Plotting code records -

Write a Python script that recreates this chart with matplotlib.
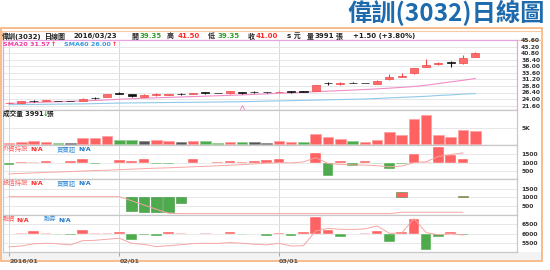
import numpy as np
import matplotlib.pyplot as plt
from matplotlib.patches import Rectangle

plt.rcParams['font.family'] = ['DejaVu Sans', 'Noto Sans CJK TC']

W, H = 550, 270

# ---- data ----
opens = [22.5, 22.7, 23.3, 23.3, 23.3, 23.3, 23.3, 24.5, 24.7, 26.4,
         25.7, 24.8, 25.4, 25.4, 25.8, 25.8, 26.4, 26.3, 26.1, 26.5,
         26.6, 26.6, 26.5, 26.7, 26.7, 27.0, 29.9, 29.5, 29.8, 29.9,
         29.5, 31.5, 32.1, 33.6, 35.9, 36.9, 37.5, 37.3, 39.35]
highs = [22.8, 23.4, 23.6, 23.7, 23.4, 23.4, 24.2, 24.7, 25.9, 26.6,
         25.8, 25.7, 26.3, 25.9, 26.1, 26.3, 26.6, 26.4, 27.1, 26.6,
         26.8, 26.7, 26.8, 26.9, 26.8, 29.3, 30.3, 30.3, 30.2, 29.9,
         30.9, 33.1, 33.5, 35.4, 38.6, 37.8, 38.1, 40.2, 41.5]
lows = [22.4, 22.6, 23.0, 23.2, 23.1, 23.1, 23.2, 24.1, 24.6, 25.7,
        24.8, 24.6, 25.2, 25.3, 25.4, 25.7, 26.0, 26.1, 26.0, 26.0,
        26.3, 26.3, 26.5, 26.4, 26.5, 26.9, 29.3, 29.0, 29.8, 29.8,
        29.4, 31.0, 32.0, 33.2, 35.7, 36.6, 35.7, 36.9, 39.35]
closes = [22.7, 23.1, 23.2, 23.5, 23.2, 23.2, 24.1, 24.3, 25.8, 25.9,
          25.0, 25.3, 26.0, 25.7, 25.7, 26.2, 26.3, 26.2, 27.0, 26.4,
          26.5, 26.5, 26.7, 26.6, 26.6, 29.2, 29.8, 29.8, 29.8, 29.8,
          30.8, 32.1, 32.5, 35.3, 36.4, 37.3, 37.3, 39.3, 41.0]
sma20 = [22.4, 22.55, 22.7, 22.85, 23.0, 23.15, 23.3, 23.45, 23.65, 23.9,
         24.1, 24.3, 24.45, 24.6, 24.75, 24.9, 25.05, 25.2, 25.35, 25.5,
         25.7, 25.9, 26.1, 26.3, 26.5, 26.7, 26.9, 27.1, 27.3, 27.5,
         27.75, 28.0, 28.3, 28.6, 29.1, 29.7, 30.3, 30.9, 31.57]
sma60 = [21.9, 21.95, 22.0, 22.05, 22.1, 22.15, 22.2, 22.3, 22.4, 22.5,
         22.55, 22.6, 22.65, 22.7, 22.75, 22.8, 22.85, 22.9, 22.95, 23.0,
         23.1, 23.2, 23.3, 23.4, 23.5, 23.6, 23.7, 23.8, 23.9, 24.0,
         24.2, 24.4, 24.6, 24.8, 25.0, 25.3, 25.5, 25.8, 26.0]
volume = [500, 800, 1100, 800, 400, 400, 2000, 1850, 2550, 1200,
          1200, 900, 1200, 900, 700, 900, 1100, 500, 800, 700,
          700, 500, 1000, 600, 700, 3150, 2150, 1550, 1100, 700,
          1400, 3750, 2950, 7750, 9000, 2950, 2150, 4300, 3991]
volume_colors = 'rrrrgkrrrggkrrkrggrgkkrrgrrrgrrrrrrrrrr'
foreign_net = [-120, 60, 20, 120, 10, 100, 215, -80, 10, 140,
               100, 215, -100, -80, 10, 200, 10, 60, 100, 60,
               80, 160, 200, -40, -30, 550, -780, 100, -200, 100,
               -50, -350, -100, 490, 20, 900, 450, 200, np.nan]
foreign_hold = [340, 370, 400, 430, 450, 480, 510, 540, 560, 590,
                620, 650, 680, 700, 730, 760, 790, 820, 850, 890,
                930, 970, 1000, 990, 1050, 1300, 950, 900, 870, 860,
                820, 760, 800, 1000, 1060, 1370, 1480, 1580, np.nan]
trust_net = [np.nan] * 10 + [-790, -850, -890, -890, -320] + [np.nan] * 17 + \
            [340, np.nan, np.nan, np.nan, np.nan, 100, np.nan]
trust_hold = [1040] * 10 + [790, 540, 290, 50] + [30] * 18 + [110] * 6 + [np.nan]
margin_net = [-10, 50, 130, 35, -50, -80, 200, 35, 35, 65,
              -360, -90, -145, 90, 35, -15, 35, -15, 110, -50,
              -15, -130, 55, -145, 70, 900, 200, -180, -30, 20,
              145, -450, 70, 800, -900, -180, 90, -90, np.nan]
margin_line = [5290, 5330, 5450, 5480, 5450, 5390, 5620, 5640, 5700, 5750,
               5480, 5420, 5300, 5350, 5400, 5460, 5480, 5470, 5520, 5480,
               5430, 5390, 5480, 5330, 5350, 6150, 6290, 6240, 6230, 6260,
               6420, 6020, 6030, 6820, 6060, 5940, 5990, 5930, np.nan]
price_ticks = [21.6, 24.0, 26.4, 28.8, 31.2, 33.6, 36.0, 38.4, 40.8, 43.2, 45.6]
month_ticks = [0, 9, 22]
month_labels = ['2016/01', '02/01', '03/01']

RED, GREEN, DARK = '#ff6262', '#4dab4d', '#555555'
x = np.arange(len(closes))

fig = plt.figure(figsize=(W / 100, H / 100), dpi=100)


def px_axes(x0, y0, x1, y1, **kw):
    return fig.add_axes([x0 / W, 1 - y1 / H, (x1 - x0) / W, (y1 - y0) / H], **kw)


def px_text(xp, yp, s, **kw):
    kw.setdefault('va', 'center')
    kw.setdefault('fontweight', 'bold')
    return fig.text(xp / W, 1 - yp / H, s, **kw)


def px_rect(x0, y0, x1, y1, **kw):
    fig.add_artist(Rectangle((x0 / W, 1 - y1 / H), (x1 - x0) / W, (y1 - y0) / H,
                             transform=fig.transFigure, zorder=-10, **kw))


# frames
px_rect(1, 28, 542, 261, facecolor='#f3f3f3', edgecolor='#f7b27a', lw=1.2)
px_rect(2, 29, 541, 252, facecolor='white', edgecolor='none')
px_rect(2, 31, 541, 40, facecolor='white', edgecolor='#f7c9a0', lw=0.8)

# title
px_text(545, 13, '偉訓(3032)日線圖', ha='right', fontsize=17.5, color='#1d6aad',
        family=['Noto Sans CJK TC', 'DejaVu Sans'])

# header line
hdr = [('偉訓(3032)', 2, '#222'), ('日線圖', 45, '#222'), ('2016/03/23', 73, '#222'),
       ('開', 131, '#222'), ('39.35', 140, '#2e9e2e'), ('高', 167, '#222'),
       ('41.50', 178, '#ff2a2a'), ('低', 208, '#222'), ('39.35', 218, '#2e9e2e'),
       ('收', 248, '#222'), ('41.00', 256, '#ff2a2a'), ('s 元', 287, '#222'),
       ('量', 307, '#222'), ('3991', 315, '#222'), ('張', 336, '#222'),
       ('+1.50 (+3.80%)', 353, '#222')]
for s, xp, c in hdr:
    px_text(xp, 36, s, fontsize=5.0, color=c)

XL = ((3 - 9) / 12.27, (517 - 9) / 12.27)


def setup(ax, ylim, ticks, labels, edge='#c8c8c8'):
    ax.set_xlim(*XL)
    ax.set_ylim(*ylim)
    ax.set_yticks(ticks)
    ax.set_yticklabels(labels)
    ax.yaxis.tick_right()
    ax.tick_params(axis='y', length=0, pad=3, labelsize=4.3, labelcolor='#333')
    for lab in ax.get_yticklabels():
        lab.set_fontweight('bold')
    ax.set_xticks([])
    ax.grid(axis='y', color='#e3e3e3', lw=0.6)
    ax.set_axisbelow(True)
    for xm in month_ticks:
        ax.axvline(xm, color='#d8d8d8', lw=0.7, zorder=0)
    for sp in ax.spines.values():
        sp.set_color(edge)
        sp.set_linewidth(0.9)


def bar_colors(vals):
    out = []
    for v in vals:
        if np.isnan(v):
            out.append('none')
        elif abs(v) <= 50:
            out.append('#ffb0b0' if v > 0 else '#a8d8a8')
        else:
            out.append(RED if v > 0 else GREEN)
    return out


# ---- price panel ----
ax = px_axes(3, 40, 517, 110)
setup(ax, (19.94, 45.78), price_ticks, ['%.2f' % t for t in price_ticks], edge='#eaa2e6')
ax.plot(x, sma60, color='#8fc9ea', lw=0.8)
ax.plot(x, sma20, color='#f08cc8', lw=0.8)
for i in x:
    o, h, l, c = opens[i], highs[i], lows[i], closes[i]
    up = c > o
    col = '#f04a4a' if up else '#111111'
    ax.vlines(i, l, h, color=col, lw=0.8, zorder=3)
    ax.bar(i, max(abs(c - o), 0.18), bottom=min(o, c), width=0.66,
           color='#ff6b6b' if up else '#111111', edgecolor=col, lw=0.5, zorder=4)
ax.plot([19], [20.7], marker='^', ms=4, mfc='white', mec='#f08cc8', mew=0.7)
px_text(3, 44.5, 'SMA20 31.57', fontsize=4.6, color='#ee3fa0')
px_text(51, 44.5, '↑', fontsize=4.6, color='#ff2a2a')
px_text(64, 44.5, 'SMA60 26.00', fontsize=4.6, color='#3399dd')
px_text(112, 44.5, '↑', fontsize=4.6, color='#ff2a2a')

# ---- volume panel ----
ax = px_axes(3, 110, 517, 145)
setup(ax, (-215, 10500), [5000], ['5K'])
cmap = {'r': RED, 'g': GREEN, 'k': DARK}
ecmap = {'r': '#ffa0a0', 'g': '#90cf90', 'k': '#888888'}
ax.bar(x, volume, width=0.86, color=[cmap[c] for c in volume_colors],
       edgecolor=[ecmap[c] for c in volume_colors], lw=0.5, zorder=3)
px_text(3, 113.5, '成交量 3991', fontsize=4.8, color='#222')
px_text(43, 113.5, '↓', fontsize=4.8, color='#2e9e2e')
px_text(47, 113.5, '張', fontsize=4.8, color='#222')

# ---- foreign investors panel ----
ax = px_axes(3, 145, 517, 179)
setup(ax, (42, 2041), [500, 1000, 1500], ['500', '1000', '1500'])
ax.bar(x, foreign_net, bottom=1000, width=0.86, color=bar_colors(foreign_net),
       edgecolor='white', lw=0.3, zorder=3)
ax.plot(x, foreign_hold, color='#f7a5a5', lw=0.7, zorder=4)
px_text(3, 149, '外資持股', fontsize=4.6, color='#ff6060', fontweight='normal')
px_text(30, 149, 'N/A', fontsize=4.6, color='#ff2a2a')
px_text(57, 149, '買賣超', fontsize=4.6, color='#3a8fd6', fontweight='normal')
px_text(78, 149, 'N/A', fontsize=4.6, color='#1f78c8')

# ---- investment trust panel ----
ax = px_axes(3, 179, 517, 215)
setup(ax, (-53, 2089), [500, 1000, 1500], ['500', '1000', '1500'])
ax.bar(x, trust_net, bottom=1000, width=0.86, color=bar_colors(trust_net),
       edgecolor='#3d8f3d', lw=0.4, zorder=3)
ax.plot(x, trust_hold, color='#f7a5a5', lw=0.7, zorder=4)
px_text(3, 183, '投信持股', fontsize=4.6, color='#ff6060', fontweight='normal')
px_text(30, 183, 'N/A', fontsize=4.6, color='#ff2a2a')
px_text(57, 183, '買賣超', fontsize=4.6, color='#3a8fd6', fontweight='normal')
px_text(78, 183, 'N/A', fontsize=4.6, color='#1f78c8')

# ---- margin panel ----
ax = px_axes(3, 215, 517, 252)
setup(ax, (5006, 7015), [5500, 6000, 6500], ['5500', '6000', '6500'])
ax.bar(x, margin_net, bottom=6000, width=0.86, color=bar_colors(margin_net),
       edgecolor='white', lw=0.3, zorder=3)
ax.plot(x, margin_line, color='#f7a5a5', lw=0.7, zorder=4)
ax.set_xticks(month_ticks)
ax.set_xticklabels(month_labels)
ax.tick_params(axis='x', length=3, color='#aaaaaa', pad=1.5, labelsize=4.6,
               labelcolor='#555')
for lab in ax.get_xticklabels():
    lab.set_fontweight('bold')
    lab.set_horizontalalignment('left')
px_text(3, 219.5, '融資', fontsize=4.6, color='#ff6060', fontweight='normal')
px_text(16, 219.5, 'N/A', fontsize=4.6, color='#ff2a2a')
px_text(44, 219.5, '融券', fontsize=4.6, color='#3a8fd6', fontweight='normal')
px_text(58, 219.5, 'N/A', fontsize=4.6, color='#1f78c8')

fig.savefig('out.png', dpi=100)
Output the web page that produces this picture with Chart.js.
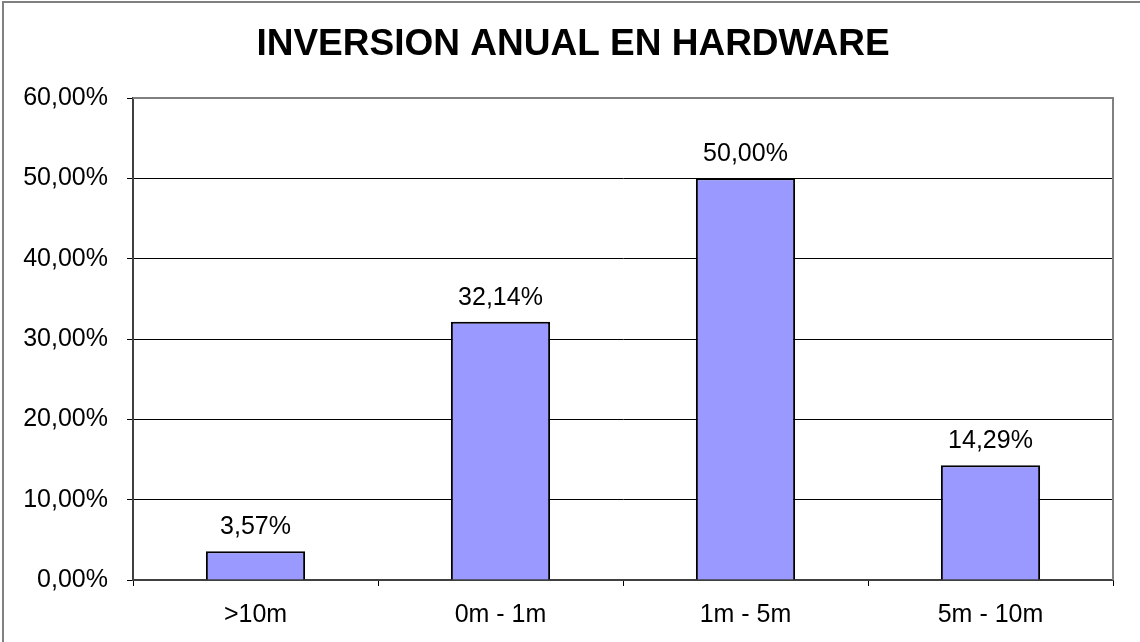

Exercise instructions -
Your task is to repeat the opening line of the entries above and each line after it, ending with the line that has "W, H = 550, 270". Do not include the pictures.

Final answer -
Write a Python script that recreates this chart with matplotlib.
import numpy as np
import matplotlib.pyplot as plt
from matplotlib.patches import Rectangle

plt.rcParams['font.family'] = ['DejaVu Sans', 'Noto Sans CJK TC']

W, H = 550, 270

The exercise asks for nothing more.